2. Prediction: The Random Forest Regressor takes these input features and passes them through each of the individual decision trees in the ensemble. Each tree produces its own prediction based on the input features.

3. Aggregation: The final prediction for a given input data point is typically obtained by aggregating the predictions made by all the individual trees in the ensemble. This aggregation is commonly done by taking the mean (average) of the individual tree predictions.

Mathematically, the prediction made by a Random Forest Regressor for a single data point can be represented as follows:

Predicted Output = (Prediction by Tree 1 + Prediction by Tree 2 + ... + Prediction by Tree N) / N

Where:
- "Predicted Output" is the final prediction made by the Random Forest Regressor for the input data point.
- "Prediction by Tree 1," "Prediction by Tree 2," etc., are the predictions made by each individual decision tree in the forest.
- "N" is the total number of decision trees in the Random Forest.
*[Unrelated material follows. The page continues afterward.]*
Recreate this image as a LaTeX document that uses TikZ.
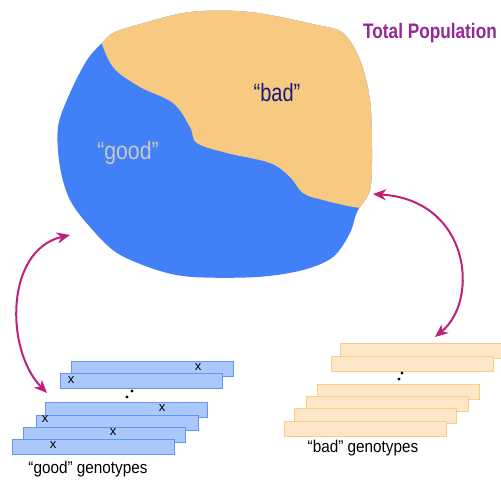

The final "Predicted Output" is a continuous numerical value, which represents the model's estimate of the target variable (the variable you want to predict) for the given input data point. This value can be any real number, as Random Forest Regressors are designed for regression tasks, where the target variable is continuous and not limited to discrete classes or categories.

Q8. Can Random Forest Regressor be used for classification tasks?
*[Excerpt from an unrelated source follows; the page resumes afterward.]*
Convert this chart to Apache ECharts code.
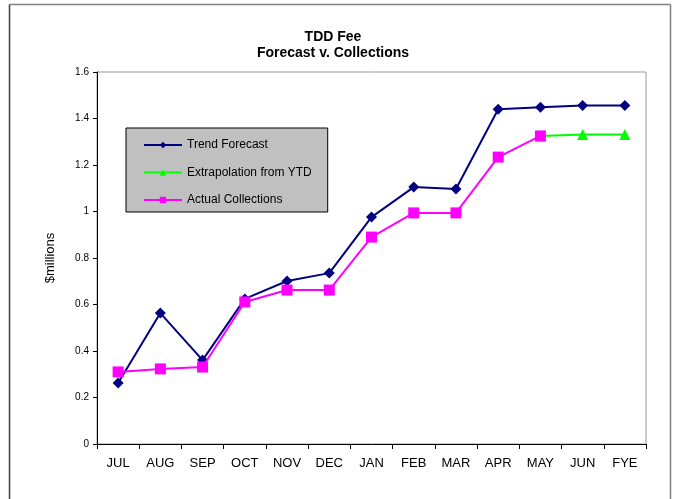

The Random Forest Regressor is primarily designed for regression tasks, where the goal is to predict continuous numerical values. However, the Random Forest algorithm can also be adapted for classification tasks by using a variant known as the Random Forest Classifier.

Here are the key differences between the two:

1. Output Type:
   - Random Forest Regressor: Predicts continuous numeric values (e.g., predicting house prices, stock prices, or temperature).
   - Random Forest Classifier: Predicts discrete class labels or categories (e.g., classifying emails as spam or not spam, or identifying types of fruits based on features).

2. Decision Tree Output:
   - Random Forest Regressor: Each decision tree in the ensemble produces a numeric prediction.
   - Random Forest Classifier: Each decision tree in the ensemble produces a class label as its prediction.

3. Aggregation:
   - Random Forest Regressor: Aggregates predictions by averaging the numeric values produced by individual trees.
   - Random Forest Classifier: Aggregates predictions by using majority voting. The class that receives the most votes among the individual trees is the predicted class label.

4. Evaluation:
   - In regression tasks, metrics like Mean Absolute Error (MAE) or Mean Squared Error (MSE) are commonly used to evaluate model performance.
   - In classification tasks, metrics like accuracy, precision, recall, F1-score, and the confusion matrix are typically used to assess how well the model classifies data into different categories.
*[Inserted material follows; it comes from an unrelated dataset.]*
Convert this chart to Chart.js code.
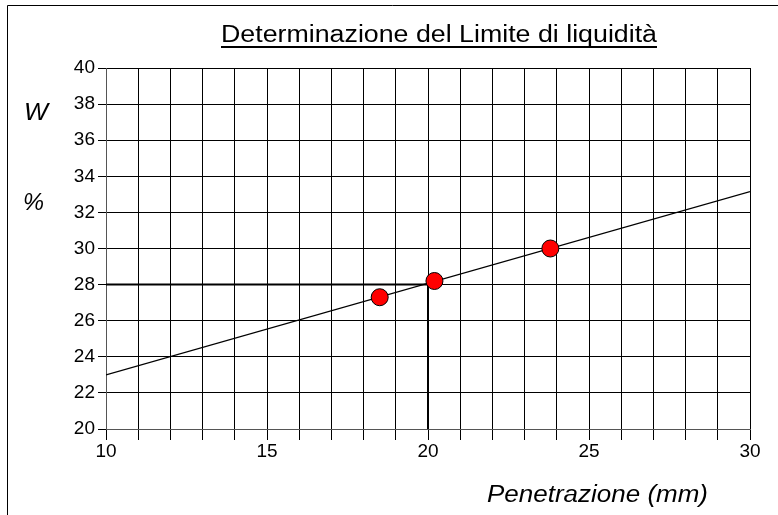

To use Random Forest for classification, you should use the Random Forest Classifier, which is specifically designed for this purpose. The Random Forest Classifier is a powerful and versatile algorithm for classification tasks, known for its ability to handle complex datasets, deal with imbalanced classes, and provide feature importance information.

While the Random Forest Regressor is designed for regression tasks and predicts continuous values, you can use the Random Forest Classifier when your goal is to classify data into discrete categories or classes.